Jim was a fantastic plumber — one of the best. When he got promoted to superintendent, he struggled. He wasn’t fixing pipes, he wasn’t getting his hands dirty, and He Felt like he wasn’t doing his job. “I think I’m letting people down,” he admitted.
I told him, “Jim, the most important tool you have now is the one between your ears.” His role had changed — not from worker to boss, but from problem-solver to people-developer.
Then there was Joe. He was the best painter in the company, so they made him the manager of the painters. Within months, every painter quit. Why? Because Joe was a jerk. He had the skill but not the leadership.

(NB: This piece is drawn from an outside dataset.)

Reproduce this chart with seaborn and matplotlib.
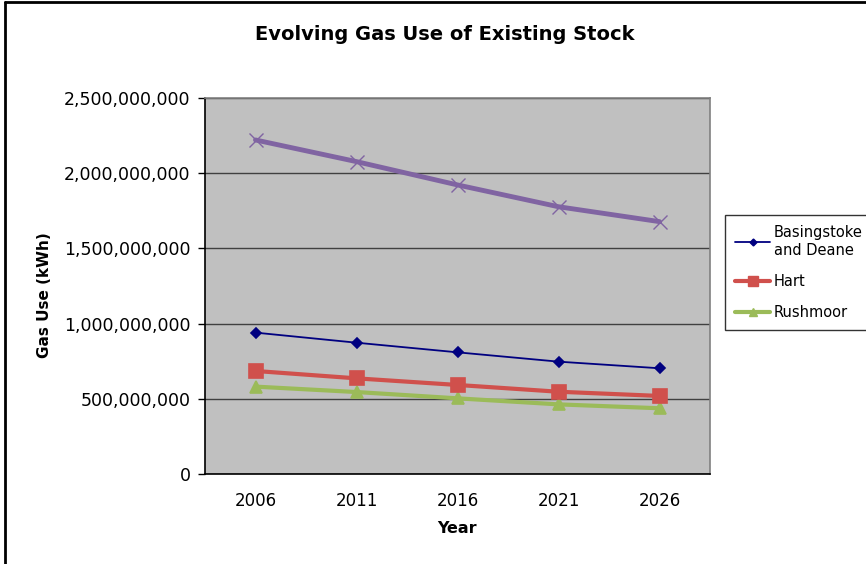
import matplotlib
matplotlib.use("Agg")
import matplotlib.pyplot as plt
import matplotlib.ticker as mticker
from matplotlib.lines import Line2D
import numpy as np
import pandas as pd
import seaborn as sns

years = ["2006", "2011", "2016", "2021", "2026"]
basingstoke = [940e6, 873e6, 809e6, 747e6, 703e6]
hart = [685e6, 636e6, 592e6, 547e6, 519e6]
rushmoor = [581e6, 545e6, 503e6, 463e6, 437e6]
existing_total = [2221e6, 2077e6, 1922e6, 1777e6, 1678e6]

series_names = ["Basingstoke\nand Deane", "Hart", "Rushmoor", "Total"]
series_values = [basingstoke, hart, rushmoor, existing_total]

rows = []
for name, vals in zip(series_names, series_values):
    for i, v in enumerate(vals):
        rows.append({"pos": i, "year": years[i], "series": name, "gas": v})
df = pd.DataFrame(rows)

sns.set_theme(style="white")
plt.rcParams["font.family"] = ["DejaVu Sans"]
plt.rcParams["text.color"] = "black"
plt.rcParams["axes.labelcolor"] = "black"

fig = plt.figure(figsize=(8.66, 5.64), dpi=100)
ax = fig.add_axes([205 / 866, 1 - 474 / 564, 505 / 866, 376 / 564])
ax.set_facecolor("#c0c0c0")

styles = {
    "Basingstoke\nand Deane": dict(color="#000080", marker="D", ms=5, lw=1.3),
    "Hart": dict(color="#d0504c", marker="s", ms=10, lw=3),
    "Rushmoor": dict(color="#9bbb59", marker="^", ms=9, lw=3),
    "Total": dict(color="#8064a2", marker="x", ms=10, lw=3.5),
}

# draw lines from back to front so the blue line sits on top
for name in ["Total", "Rushmoor", "Hart", "Basingstoke\nand Deane"]:
    st = styles[name]
    sub = df[df["series"] == name]
    sns.lineplot(data=sub, x="pos", y="gas", ax=ax, color=st["color"],
                 linewidth=st["lw"], marker=st["marker"], markersize=st["ms"],
                 markeredgecolor=st["color"], markerfacecolor=st["color"],
                 markeredgewidth=1.2 if st["marker"] != "x" else 1.0,
                 legend=False, zorder=3)

ax.set_xlim(-0.5, 4.5)
ax.set_ylim(0, 2.5e9)
ax.set_yticks(np.arange(0, 2.5e9 + 1, 5e8))
ax.yaxis.set_major_formatter(mticker.FuncFormatter(lambda v, p: f"{int(v):,}"))
ax.set_xticks(range(len(years)))
ax.set_xticklabels(years)
ax.set_xticks(np.arange(-0.5, 5, 1), minor=True)
ax.tick_params(axis="x", which="major", length=0, labelsize=12, pad=13, colors="black")
ax.tick_params(axis="x", which="minor", length=5, width=1, color="black", direction="out")
ax.tick_params(axis="y", which="major", length=5, width=1, color="black", direction="out",
               labelsize=12.5, pad=5.5, left=True)
for lbl in ax.get_xticklabels() + ax.get_yticklabels():
    lbl.set_color("black")

ax.grid(axis="y", color="#404040", linewidth=1, zorder=1)
ax.set_axisbelow(True)
for side in ["top", "right"]:
    ax.spines[side].set_color("#808080")
    ax.spines[side].set_linewidth(1.2)
for side in ["left", "bottom"]:
    ax.spines[side].set_color("black")
    ax.spines[side].set_linewidth(1.2)

ax.set_xlabel("Year", fontsize=11.5, fontweight="bold")
ax.set_ylabel("Gas Use (kWh)", fontsize=11, fontweight="bold")
ax.xaxis.set_label_coords(0.5, -0.125)
ax.yaxis.set_label_coords(-0.302, 0.475)

fig.text(445 / 866, 1 - 35 / 564, "Evolving Gas Use of Existing Stock",
         ha="center", va="center", fontsize=14, fontweight="semibold")

handles = [Line2D([0], [0], color=styles[n]["color"], lw=styles[n]["lw"],
                  marker=styles[n]["marker"], ms=styles[n]["ms"] * 0.7,
                  markerfacecolor=styles[n]["color"], markeredgecolor=styles[n]["color"])
           for n in series_names[:3]]
leg = fig.legend(handles, series_names[:3], loc="upper left",
                 bbox_to_anchor=(725 / 866, 1 - 215 / 564), borderaxespad=0,
                 frameon=True, fontsize=10.5, handlelength=2.4, handletextpad=0.25,
                 labelspacing=1.1, borderpad=0.7, fancybox=False)
leg.get_frame().set_edgecolor("black")
leg.get_frame().set_linewidth(1)

# chart border
fig.add_artist(Line2D([5 / 866, 5 / 866], [0, 1 - 2 / 564], transform=fig.transFigure,
                      color="black", lw=2))
fig.add_artist(Line2D([5 / 866, 1], [1 - 2 / 564, 1 - 2 / 564], transform=fig.transFigure,
                      color="black", lw=2))

fig.savefig("out.png", dpi=100, facecolor="white")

We miss the obvious. When people advance in business, it’s no longer just about technical ability — it’s about how well they manage, develop, and support others in mastering that ability.

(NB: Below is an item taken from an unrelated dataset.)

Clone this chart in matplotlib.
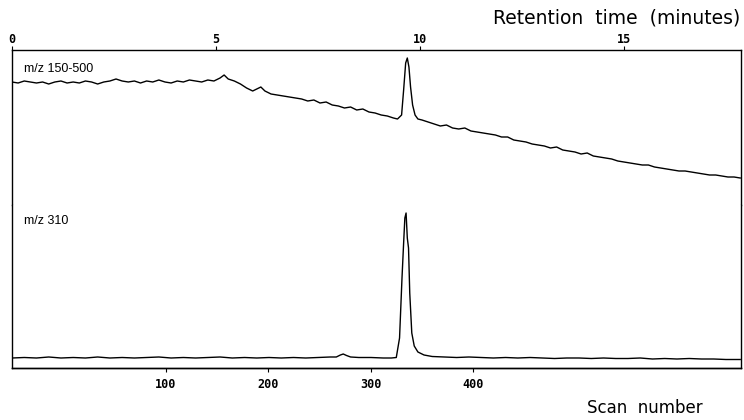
import matplotlib
matplotlib.use("Agg")
import matplotlib.pyplot as plt
import numpy as np

# ---- data ----
# upper trace: m/z 150-500 (total ion current, arbitrary units) vs retention time (min)
tic_min = [0.00, 0.15, 0.30, 0.45, 0.60, 0.75, 0.90, 1.05, 1.20, 1.35, 1.50, 1.65, 1.80, 1.95,
           2.10, 2.25, 2.40, 2.55, 2.70, 2.85, 3.00, 3.15, 3.30, 3.45, 3.60, 3.75, 3.90, 4.05,
           4.20, 4.35, 4.50, 4.65, 4.80, 4.95, 5.10, 5.20, 5.30, 5.45, 5.60, 5.75, 5.90, 6.00,
           6.10, 6.20, 6.35, 6.50, 6.65, 6.80, 6.95, 7.10, 7.25, 7.40, 7.55, 7.70, 7.85, 8.00,
           8.15, 8.30, 8.45, 8.60, 8.75, 8.90, 9.05, 9.20, 9.35, 9.45, 9.55, 9.60, 9.65, 9.69,
           9.73, 9.77, 9.82, 9.88, 9.95, 10.05, 10.20, 10.35, 10.50, 10.65, 10.80, 10.95, 11.10,
           11.25, 11.40, 11.55, 11.70, 11.85, 12.00, 12.15, 12.30, 12.45, 12.60, 12.75, 12.90,
           13.05, 13.20, 13.35, 13.50, 13.65, 13.80, 13.95, 14.10, 14.25, 14.40, 14.55, 14.70,
           14.85, 15.00, 15.15, 15.30, 15.45, 15.60, 15.75, 15.90, 16.05, 16.20, 16.35, 16.50,
           16.65, 16.80, 16.95, 17.10, 17.25, 17.40, 17.55, 17.70, 17.85]
tic_val = [123, 122, 124, 123, 122, 123, 121, 123, 124, 122, 123, 122, 124, 123,
           121, 123, 124, 126, 124, 123, 124, 122, 124, 123, 125, 123, 122, 124,
           123, 125, 124, 123, 125, 124, 127, 130, 126, 124, 121, 117, 114, 116,
           118, 114, 111, 110, 109, 108, 107, 106, 104, 105, 102, 103, 100, 99,
           97, 98, 95, 96, 93, 92, 90, 89, 87, 86, 90, 115, 142, 147,
           138, 118, 100, 90, 86, 85, 83, 81, 79, 80, 77, 76, 77,
           74, 73, 72, 71, 70, 68, 68, 65, 64, 63, 61, 60,
           59, 57, 58, 55, 54, 53, 51, 52, 49, 48, 47, 46,
           44, 43, 42, 41, 40, 40, 38, 37, 36, 35, 34, 34,
           33, 32, 31, 30, 30, 29, 28, 28, 27]

# lower trace: m/z 310 single-ion chromatogram
sic_min = [0.0, 0.3, 0.6, 0.9, 1.2, 1.5, 1.8, 2.1, 2.4, 2.7, 3.0, 3.3, 3.6, 3.9, 4.2, 4.5,
           4.8, 5.1, 5.4, 5.7, 6.0, 6.3, 6.6, 6.9, 7.2, 7.5, 7.8, 7.95, 8.05, 8.12, 8.2,
           8.3, 8.5, 8.8, 9.1, 9.3, 9.42, 9.50, 9.56, 9.60, 9.63, 9.66, 9.69, 9.72, 9.75,
           9.80, 9.86, 9.95, 10.1, 10.3, 10.6, 10.9, 11.2, 11.5, 11.8, 12.1, 12.4, 12.7,
           13.0, 13.3, 13.6, 13.9, 14.2, 14.5, 14.8, 15.1, 15.4, 15.7, 16.0, 16.3, 16.6,
           16.9, 17.2, 17.5, 17.85]
sic_val = [10, 10.5, 10, 11, 10, 10.5, 10, 11, 10, 10.5, 10, 10.5, 11, 10, 10.5, 10,
           10.5, 11, 10, 10.5, 10, 10.5, 10, 10.5, 10, 10.5, 11, 11, 13, 14, 12.5,
           11, 10.5, 10.5, 10, 10, 10.5, 30, 90, 125, 150, 155, 130, 120, 75,
           35, 22, 16, 13, 11.5, 11, 10.5, 11, 10.5, 10, 10.5, 10, 10.5,
           10, 9.5, 10, 10, 9.5, 10, 9.5, 9.5, 10, 9, 9.5, 9, 9.5,
           9, 9, 8.5, 8.5]

minute_ticks = [0, 5, 10, 15]
minute_labels = ["0", "5", "10", "15"]
scan_ticks = [100, 200, 300, 400]
scan_labels = ["100", "200", "300", "400"]
scan_offset_min = 1.267      # retention time of scan 0 (min)
scan_step_min = 0.02508      # minutes per scan
xmax_min = 17.87

W, H = 744, 420
fig = plt.figure(figsize=(W / 100, H / 100), dpi=100)

x0, x1 = 12, 741
y_top, y_mid, y_bot = 50, 205, 368

def ax_rect(ytop, ybot):
    return [x0 / W, 1 - ybot / H, (x1 - x0) / W, (ybot - ytop) / H]

ax_t = fig.add_axes(ax_rect(y_top, y_mid))
ax_b = fig.add_axes(ax_rect(y_mid, y_bot))

lw = 1.0
for ax in (ax_t, ax_b):
    ax.set_xlim(0, xmax_min)
    ax.set_yticks([])
    for s in ax.spines.values():
        s.set_linewidth(lw)
ax_t.spines["bottom"].set_visible(False)
ax_b.spines["top"].set_visible(False)

ax_t.set_ylim(0, 155)
ax_b.set_ylim(0, 163)

ax_t.plot(tic_min, tic_val, color="black", lw=1.0)
ax_b.plot(sic_min, sic_val, color="black", lw=1.0)

# top axis: retention time in minutes
ax_t.xaxis.set_ticks_position("top")
ax_t.set_xticks(minute_ticks)
ax_t.set_xticklabels(minute_labels, family="DejaVu Sans Mono", fontsize=8.5, fontweight="bold")
ax_t.tick_params(axis="x", direction="out", length=3, width=0.8, pad=0)
ax_b.set_xticks([])

# bottom axis: scan number
sec = ax_b.secondary_xaxis(
    "bottom",
    functions=(lambda m: (m - scan_offset_min) / scan_step_min,
               lambda s: scan_offset_min + s * scan_step_min))
sec.set_xticks(scan_ticks)
sec.set_xticklabels(scan_labels, family="DejaVu Sans Mono", fontsize=8.5, fontweight="bold")
sec.tick_params(axis="x", direction="out", length=3, width=0.8, pad=4)
sec.spines["bottom"].set_linewidth(lw)

ax_t.text(0.016, 0.88, "m/z 150-500", transform=ax_t.transAxes,
          family="Liberation Sans", fontsize=9, va="center", ha="left")
ax_b.text(0.016, 0.90, "m/z 310", transform=ax_b.transAxes,
          family="Liberation Sans", fontsize=9, va="center", ha="left")

fig.text(740 / W, 1 - 18 / H, "Retention  time  (minutes)", ha="right", va="center",
         family="DejaVu Sans", fontsize=13.5)
fig.text(645 / W, 1 - 408 / H, "Scan  number", ha="center", va="center",
         family="DejaVu Sans", fontsize=12)

fig.savefig("out.png", dpi=100)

What makes that difficult, for most people (as seen by Joe the Jerk) is that he couldn’t understand why people couldn’t paint as well as he could — and he was terrible at teaching them his instincts, or, helping them paint well driven by their own instincts.
This has me reflecting:
Supervisors are often promoted for their technical skills, but they succeed based on their ability to lead and develop people.
For many of my clients, technical proficiency is the easy part. But having a skill doesn’t mean someone is ready to manage others who have it — or who are still learning. Promoting the wrong person without leadership training isn’t just a challenge — it’s costly. What are you doing to prepare your best workers to become your best leaders?